対するトッテナムも、すっかりエースに定着したアデバヨルがDFの裏を伺い、完全復帰したパウリーニョとデンベレが中盤をまとめ、エヴァートンのペースに持ち込ませない落ち着いた対応をみせます。この日は、攻撃を仕切るMFエリクセンのキラーパスは不発でしたが、DFラインは終始冷静。激しい中盤での攻防は見どころたっぷりで、前半半ばを過ぎると両者ともシュートを簡単に打たせないゲームへとシフトします。前半は0-0。勝負はラスト45分に持ち越されます。

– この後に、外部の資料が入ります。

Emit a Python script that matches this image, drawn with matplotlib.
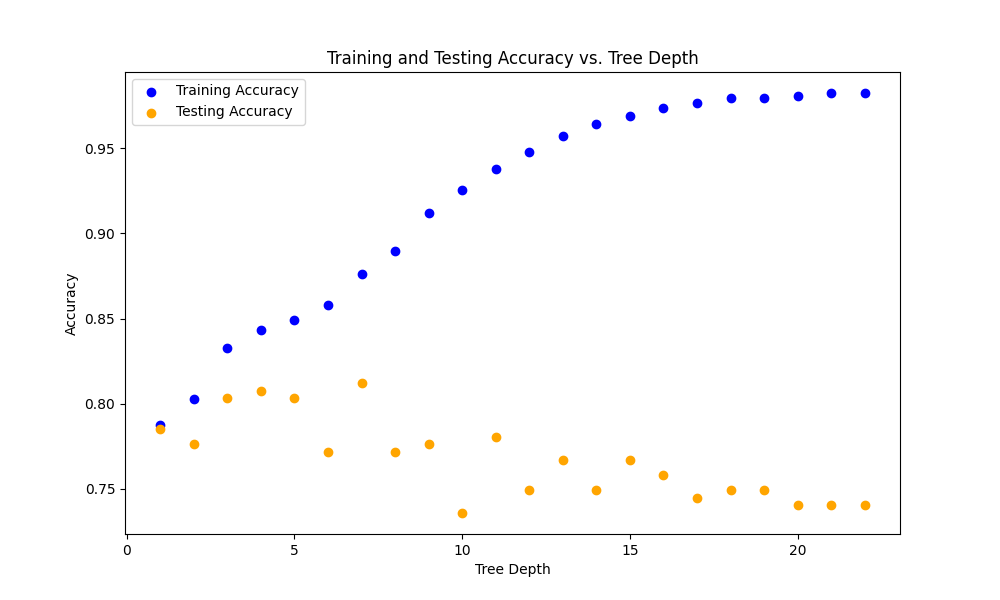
import matplotlib
matplotlib.use("Agg")
import matplotlib.pyplot as plt

depths = list(range(1, 23))
train_acc = [0.7875, 0.8028, 0.8327, 0.8433, 0.8491, 0.8579, 0.8761, 0.8896,
             0.9119, 0.9254, 0.9377, 0.9477, 0.9570, 0.9641, 0.9688, 0.9735,
             0.9764, 0.9793, 0.9793, 0.9805, 0.9823, 0.9823]
test_acc = [0.7852, 0.7764, 0.8034, 0.8075, 0.8034, 0.7717, 0.8122, 0.7717,
            0.7764, 0.7359, 0.7805, 0.7494, 0.7670, 0.7494, 0.7670, 0.7582,
            0.7447, 0.7494, 0.7494, 0.7406, 0.7406, 0.7406]

fig, ax = plt.subplots(figsize=(10, 6), dpi=100)
ax.scatter(depths, train_acc, color='blue', label='Training Accuracy')
ax.scatter(depths, test_acc, color='orange', label='Testing Accuracy')
ax.set_xlabel('Tree Depth')
ax.set_ylabel('Accuracy')
ax.set_title('Training and Testing Accuracy vs. Tree Depth')
ax.legend()
fig.savefig('out.png')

おそらく、マルティネス監督は勝負をかけにいったのでしょう。後半開始からしばらくは、ピーナールやレイトン・ベインズが左サイドを制圧したエヴァートンのペース。ゴールライン際までえぐる突破を再三仕掛けますが、トッテナムは中央でこれを抑え、決定的なチャンスを創らせません。63分にはピーナールをロス・バークリーに代え、エヴァートンが勝負を決めにいきます。このままエヴァートン攻勢、トッテナム受けのまま終盤に流れ込むのかと思われた65分、ホームチームが一瞬のスキをついて先制します。

中盤でトッテナムがファールを受け、一瞬エヴァートンの選手たちが足を止めたとき、ひとりだけゲームを再開している選手がいました。ディスタンの裏でボールを呼ぶ合図をするのは、トッテナムのエース、エマニュエル・アデバヨル。これに気づいたキッカーのカイル・ウォーカーは、すかさず前線にフィード。ここからのアデバヨルは、トラップも左ゴールポストスレスレのシュートも完璧でした。1-0、リードを奪ったのは、チャンスの数ではエヴァートンに負けていたトッテナムでした。

リードされたマルティネス監督は、73分に疲れのみえたネイスミスとレオン・オスマンを代え、この冬新加入のアイルランド代表MFマクギーディと、背番号10の隠し玉デュルフォーに攻撃を託します。ところが、ここから先でチャンスが多かったのは、リードを奪ってからは直線的でシンプルな攻撃に徹したトッテナムのほうでした。85分に登場したのは、この試合でプレミアリーグを去るジャーメイン・デフォー。彼の最後の挨拶は、追加タイムに右から突破して放った強烈なシュート。力んだのか、うまくボールを捉えきれず、ラストゴールはなりませんでしたが、ゴール裏のスパーズサポーターは大歓声です。結局、1-0でタイムアップ。エヴァートンは、直接のライバルとのシックスポインターで勝ち点を失い、6位に後退しました。

両者の差は、決定力でしたね。先週、スパーズがハル・シティとドローに終わったときは、マンチェスター・シティ戦で大敗したショックが残っているのかと心配しましたが、この日のクリーンシートで完全に払拭したでしょう。片やエヴァートンのほうは、年末にサンダーランドにグディソン・パークで不覚をとってからというもの、すっかりアウェイで勝てなくなり、停滞気味です。少人数で激しい運動量を求めるマルティネスサッカーを続けているので、疲れがたまっているのだと思われますが、であればフレッシュなマクギーディ、ケガから戻ったデュルフォー、モナコから獲得したラシナ・トラオレらの早期の活躍が求められます。ライバルが多い混戦状態なので、ここで落ちたチームは、春からの巻き返しはきかないでしょう。チャンピオンズリーグ、ヨーロッパリーグ出場権をめぐる戦いは、この2月が正念場です。